WB brings housing aid deal home to govtReiterates grant in three tranches after achieving ‘defined milestones’
A day after Prime Minister KP Sharma Oli informed Parliament that the government was ready to release housing aid in two tranches, instead of three, the World Bank on Thursday wrote to the government, reminding it of the “principles agreed to at the International Conference on Nepal’s Reconstruction (ICNR 2015) between the Government of Nepal and development partners with regard to support for the Rural Housing Reconstruction Programme.”
Following week-long House obstruction by the Nepali Congress, which had been demanding that the government release the housing grant of Rs 200,000 in one go instead of three tranches, the ruling and the opposition parties on Wednesday had reached a deal as per which “the government will commit to releasing the housing grant in two tranches and the main opposition will let the House resume its business”.
In the letter sent to Minister for Finance Bishnu Poudel and CCed to major donors, World Bank Country Manager Takuya Kamata has reiterated four key principles of the agreement reached between the government and donors—equity, ownership, safer construction and transparency and accountability. “These principles are based on global best practices in the post-disaster reconstruction and are designed to ensure that eligible beneficiaries receive and utilise reconstruction grants for intended purposes, and funds are disbursed against third party verification after milestones are achieved,” reads the letter.

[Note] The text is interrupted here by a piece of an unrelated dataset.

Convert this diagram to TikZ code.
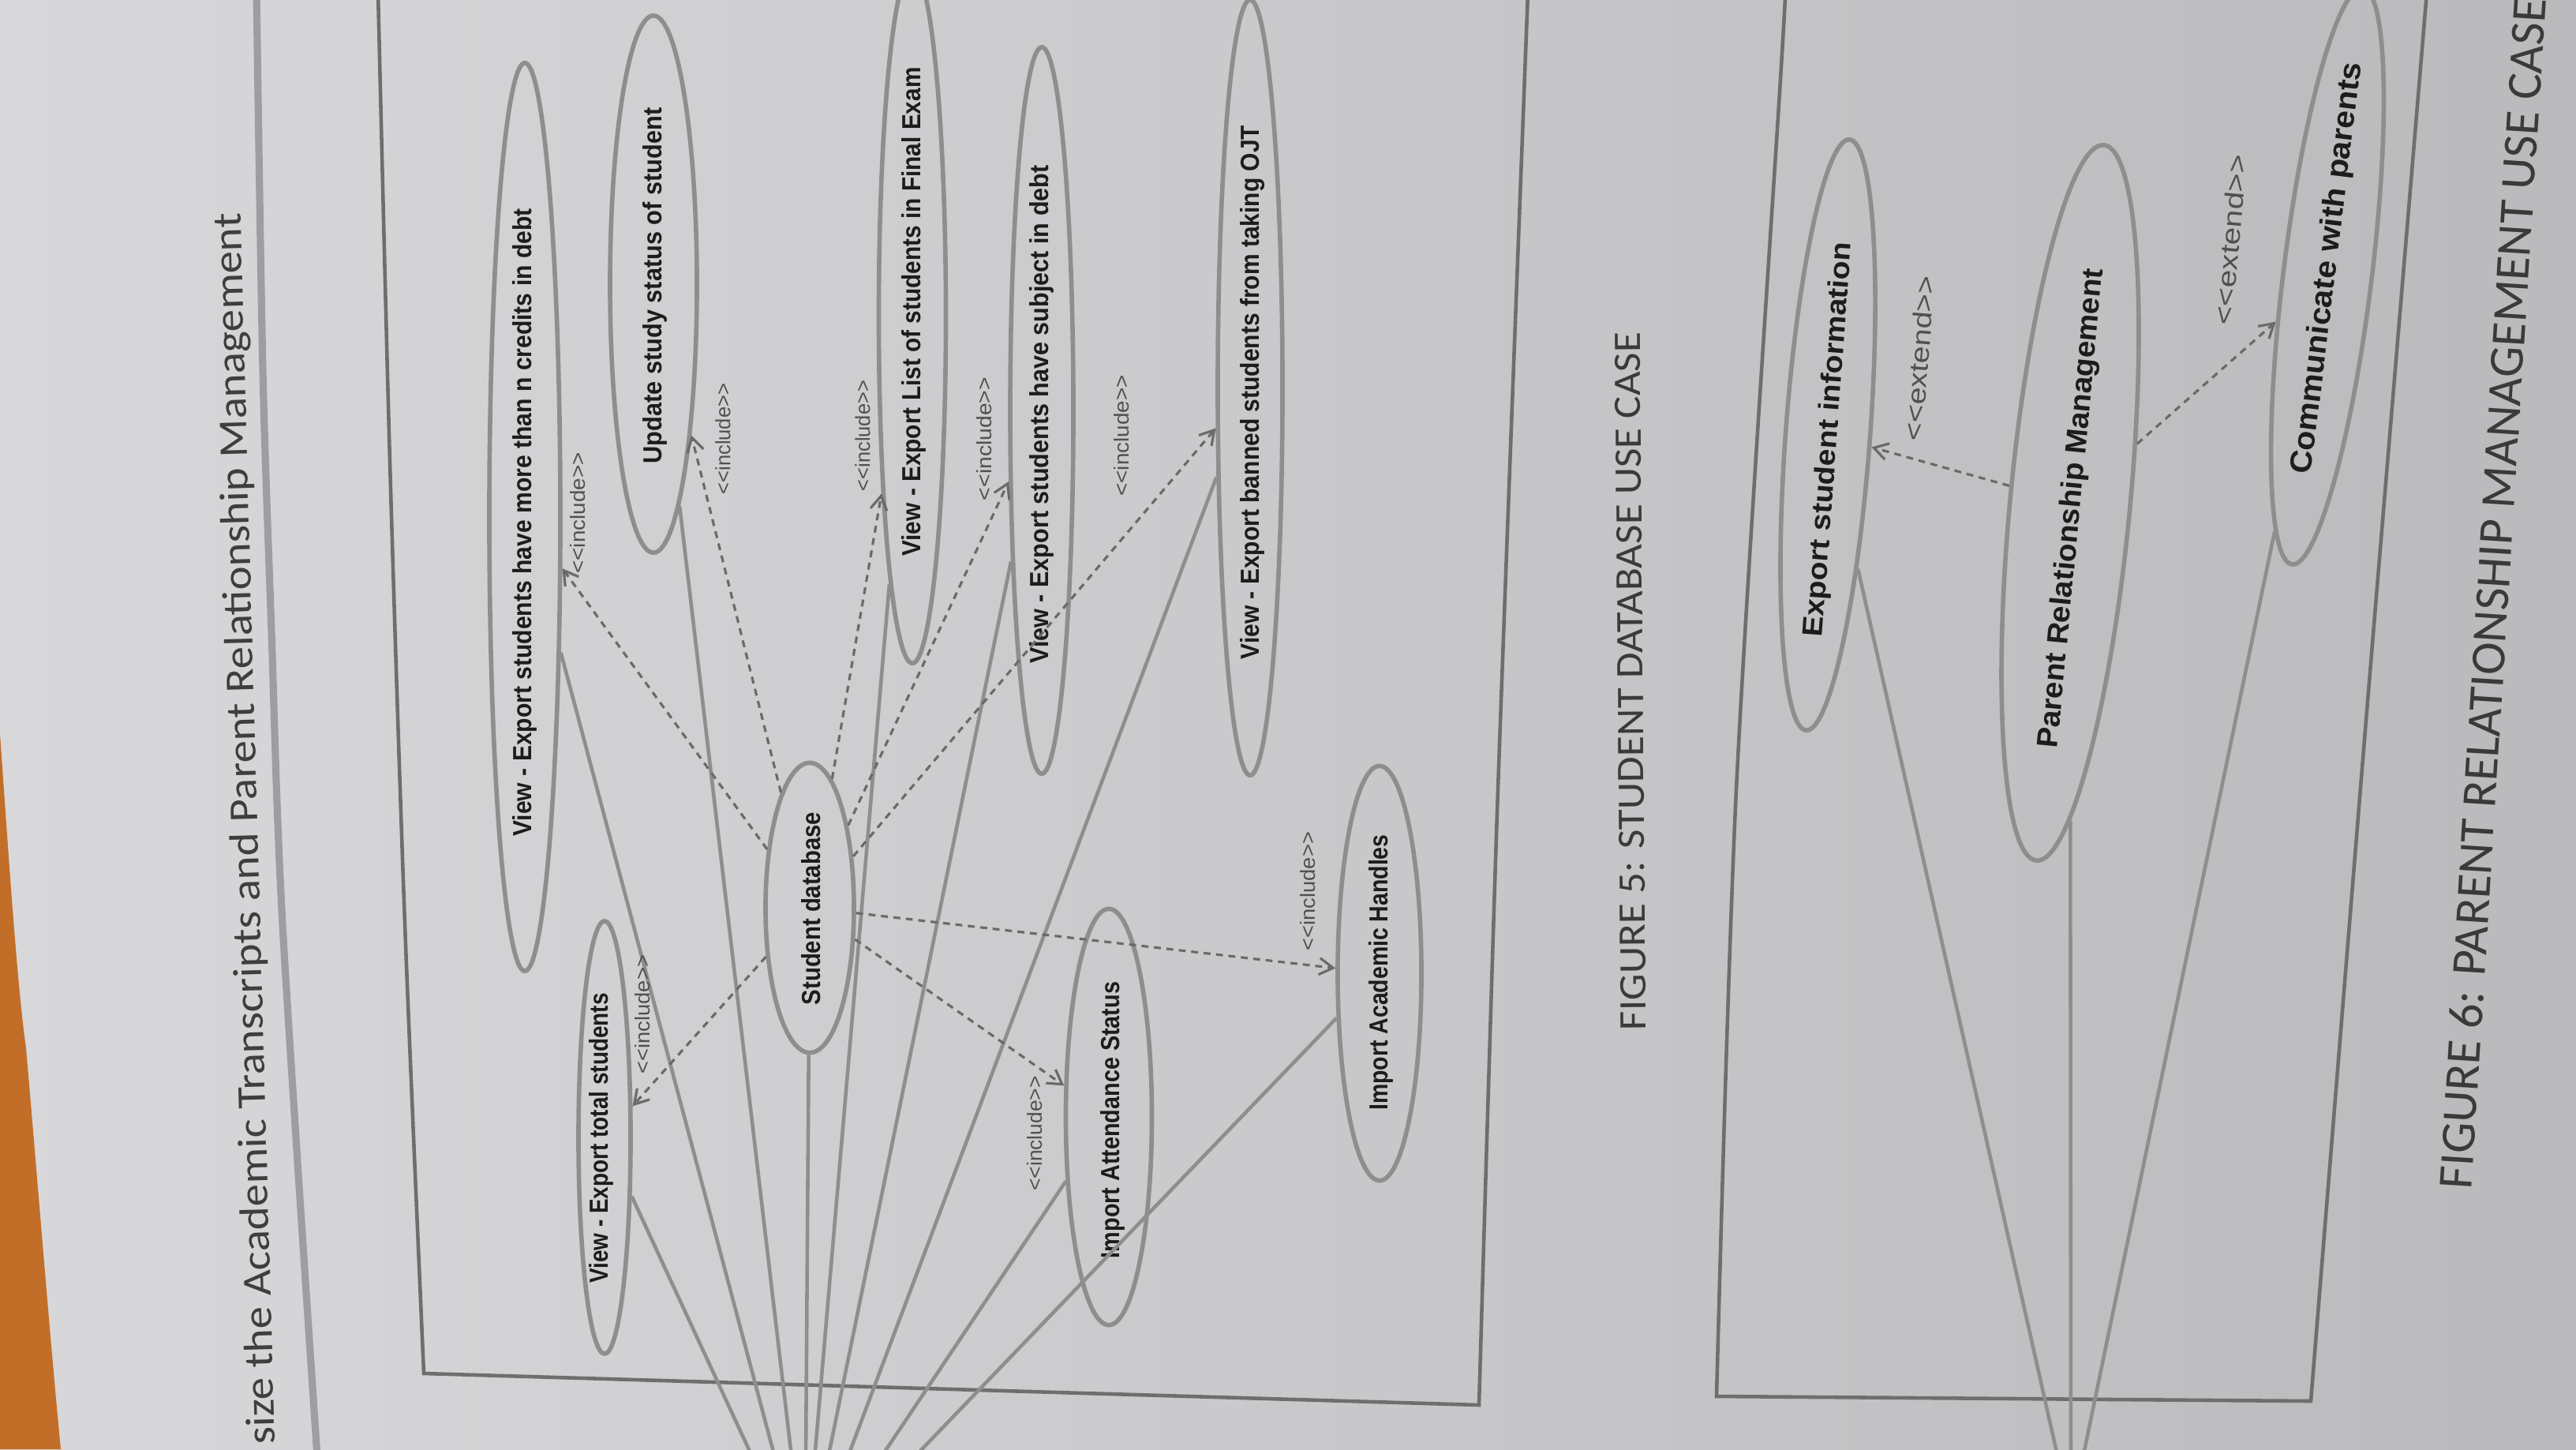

The letter has emphasised on disbursing the Rs 200,009 grant in three tranches of Rs 50,000, Rs 80,000 and Rs 70,000 respectively following the completion of the “defined milestones”. “Each payment will be subject to certification by competent technical personnel in order to ensure that the grants are used to build houses according to safer standards, using local materials and enhanced traditional construction techniques,” adds the letter.
The letter has explicitly stated that the World Bank “is only authorised to provide financial programme following these modalities.” The Japan International Cooperation Agency, the United States Agency for International Development, Switzerland and Canada would observe the same process, the letter has outlined.
“This will be important for the government’s efforts to mobilise additional resources to close the substantial financing gap,” adds the letter.